Originally from Mölndal, a small Swedish town on the outskirts of Gothenburg, Lange moved to London to pursue a Master of Fine Arts and has since stayed in the city on an on-off basis. ‘Another Language’ is his fifth book (he self-published the first four) and his photographs have already made the rounds at international galleries: in the past year alone, he exhibited at Claire De Rouen in London, Hypermarkt in Arles, Project B in Milan and most recently at the Ampersand Gallery in Portland. Next month, ‘Another Language’ will go on show at the Robert Morat gallery in Berlin (opening May 26), and will also form part of the Unseen Photo Fair in Amsterdam in September. 

What was the idea behind Another Language? How did you choose your subjects?
The work grew organically during two years. At first, I didn't quite know what I was looking for, but soon some patterns emerged. The land, animals, nature – the matter the world is built from. At the time I was travelling a lot. Nature is always present, my subjects were always there. I had a vision of a sort of atlas or visual lexicon of the natural world. I made lists of the potential components of this vision and then proceeded to collect these images.

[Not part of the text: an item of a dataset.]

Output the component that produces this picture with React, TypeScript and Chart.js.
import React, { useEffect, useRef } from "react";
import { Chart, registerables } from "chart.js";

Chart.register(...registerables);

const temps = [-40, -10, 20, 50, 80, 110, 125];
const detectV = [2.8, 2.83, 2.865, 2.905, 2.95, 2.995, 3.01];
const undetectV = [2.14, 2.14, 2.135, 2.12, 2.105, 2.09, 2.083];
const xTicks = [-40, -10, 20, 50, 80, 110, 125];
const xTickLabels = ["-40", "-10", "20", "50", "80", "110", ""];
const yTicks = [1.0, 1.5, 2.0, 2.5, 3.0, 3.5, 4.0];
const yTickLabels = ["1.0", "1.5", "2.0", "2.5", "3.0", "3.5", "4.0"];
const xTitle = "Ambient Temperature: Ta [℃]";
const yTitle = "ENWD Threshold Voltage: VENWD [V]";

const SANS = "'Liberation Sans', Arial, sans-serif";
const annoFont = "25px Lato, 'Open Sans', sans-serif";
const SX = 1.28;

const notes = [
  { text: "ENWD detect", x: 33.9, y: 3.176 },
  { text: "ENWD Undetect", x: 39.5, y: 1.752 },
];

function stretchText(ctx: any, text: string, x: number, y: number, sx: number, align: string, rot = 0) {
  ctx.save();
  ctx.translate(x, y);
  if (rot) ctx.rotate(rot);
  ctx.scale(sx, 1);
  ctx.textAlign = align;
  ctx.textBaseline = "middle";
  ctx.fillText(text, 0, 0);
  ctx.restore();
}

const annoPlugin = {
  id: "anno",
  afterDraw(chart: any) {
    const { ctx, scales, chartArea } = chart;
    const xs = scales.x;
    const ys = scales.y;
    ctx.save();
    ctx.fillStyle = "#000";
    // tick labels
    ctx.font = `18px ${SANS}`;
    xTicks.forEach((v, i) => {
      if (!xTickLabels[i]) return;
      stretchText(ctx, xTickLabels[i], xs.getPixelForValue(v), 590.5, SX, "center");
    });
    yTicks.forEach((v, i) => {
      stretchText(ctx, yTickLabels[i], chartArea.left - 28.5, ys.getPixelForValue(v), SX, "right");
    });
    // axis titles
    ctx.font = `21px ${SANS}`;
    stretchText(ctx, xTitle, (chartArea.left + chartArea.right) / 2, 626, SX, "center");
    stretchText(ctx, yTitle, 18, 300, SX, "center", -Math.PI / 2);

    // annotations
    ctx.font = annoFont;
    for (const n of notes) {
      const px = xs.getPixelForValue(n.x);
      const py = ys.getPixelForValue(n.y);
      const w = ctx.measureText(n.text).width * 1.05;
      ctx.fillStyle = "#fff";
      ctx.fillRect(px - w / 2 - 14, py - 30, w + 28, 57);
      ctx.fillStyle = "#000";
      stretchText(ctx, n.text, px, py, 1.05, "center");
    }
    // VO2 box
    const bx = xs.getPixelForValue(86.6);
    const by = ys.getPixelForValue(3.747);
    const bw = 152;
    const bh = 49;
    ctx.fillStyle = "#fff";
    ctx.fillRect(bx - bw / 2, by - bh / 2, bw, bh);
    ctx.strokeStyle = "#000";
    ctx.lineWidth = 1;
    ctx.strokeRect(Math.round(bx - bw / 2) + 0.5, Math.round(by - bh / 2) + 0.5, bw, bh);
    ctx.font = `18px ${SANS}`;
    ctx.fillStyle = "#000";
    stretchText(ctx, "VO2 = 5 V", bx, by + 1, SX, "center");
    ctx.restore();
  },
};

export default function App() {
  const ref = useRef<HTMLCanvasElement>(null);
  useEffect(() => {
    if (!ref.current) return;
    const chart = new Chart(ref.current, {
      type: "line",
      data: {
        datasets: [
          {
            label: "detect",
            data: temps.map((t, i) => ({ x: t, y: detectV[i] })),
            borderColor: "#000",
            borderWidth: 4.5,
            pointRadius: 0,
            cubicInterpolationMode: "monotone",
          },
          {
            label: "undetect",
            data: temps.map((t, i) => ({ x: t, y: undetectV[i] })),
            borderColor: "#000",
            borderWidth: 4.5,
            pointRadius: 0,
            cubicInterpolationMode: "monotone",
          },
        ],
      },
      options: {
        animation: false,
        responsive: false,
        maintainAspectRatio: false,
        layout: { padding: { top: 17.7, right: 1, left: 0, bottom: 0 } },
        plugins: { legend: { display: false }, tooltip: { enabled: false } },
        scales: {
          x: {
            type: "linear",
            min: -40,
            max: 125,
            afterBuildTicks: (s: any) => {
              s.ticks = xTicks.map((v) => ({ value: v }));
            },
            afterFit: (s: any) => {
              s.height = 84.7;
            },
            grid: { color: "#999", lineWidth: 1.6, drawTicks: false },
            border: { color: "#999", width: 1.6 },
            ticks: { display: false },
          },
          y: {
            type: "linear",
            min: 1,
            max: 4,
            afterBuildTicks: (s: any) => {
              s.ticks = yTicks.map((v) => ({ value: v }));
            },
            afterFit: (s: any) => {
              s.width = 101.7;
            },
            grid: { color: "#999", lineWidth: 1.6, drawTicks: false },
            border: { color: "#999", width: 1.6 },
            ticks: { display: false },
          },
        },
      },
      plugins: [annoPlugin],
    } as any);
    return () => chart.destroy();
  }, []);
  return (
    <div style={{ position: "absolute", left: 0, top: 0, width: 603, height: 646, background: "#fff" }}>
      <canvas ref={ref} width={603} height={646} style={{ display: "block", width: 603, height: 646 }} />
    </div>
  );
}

People are visually dominant.I find it very hard to photograph people in a meaningful way.

Is there any particular reason why people rarely feature in your photography?
I find it very hard to photograph people in a meaningful way. People are visually dominant. If there is a person in an image, the image becomes the start of a story about what this person does, or where she or he comes from. This is of course not a bad thing, but it's just that those stories haven't fit with my work yet.

I want to share my fascination with the natural world, the joy of discovery and my way of seeing. People often think that nature is something that exists separately from human society. It's a virtual space, seen on TV and admired from a distance. But people are interacting with nature every day. It's just a matter of paying attention.

People often think that nature is something that exists separately from human society. It's a virtual space, seen on TV and admired from a distance.

To what extent was science as influence?
Science, and the aesthetics of science in particular, was a huge influence. The lists I just mentioned serve as a good example. Much like a scientist on an expedition in an unknown place, I'd collect all these photographs, like specimens. And then from these specimens build a world, or a description of a world.

In the excerpt from ‘Kosmos’ at the back of your book, Alexander Humboldt talks about the “other laws of a more mysterious nature” which “rule the higher spheres of the organic world”. What was it that resonated about this text?

I think it's a very beautiful way of describing the limits of what we can learn about the world through science. I interpret "higher spheres" to mean the human mind. Even though everything could potentially be described and explained down to a subatomic level, we humans have a tendency to imbue our lives with a certain element of poetry. The feeling that there are always new things to discover.

You’ve said before that in all your work that what you’re trying to do is arrange phenomena in a way that proves that some kind of hypothesis is true. What hypothesis are you attempting to prove with Another Language?

I think I'll leave that to the audience. But if someone finds pleasure in seeing the interconnectedness of things and the way objects reflect each other, I'd be very happy.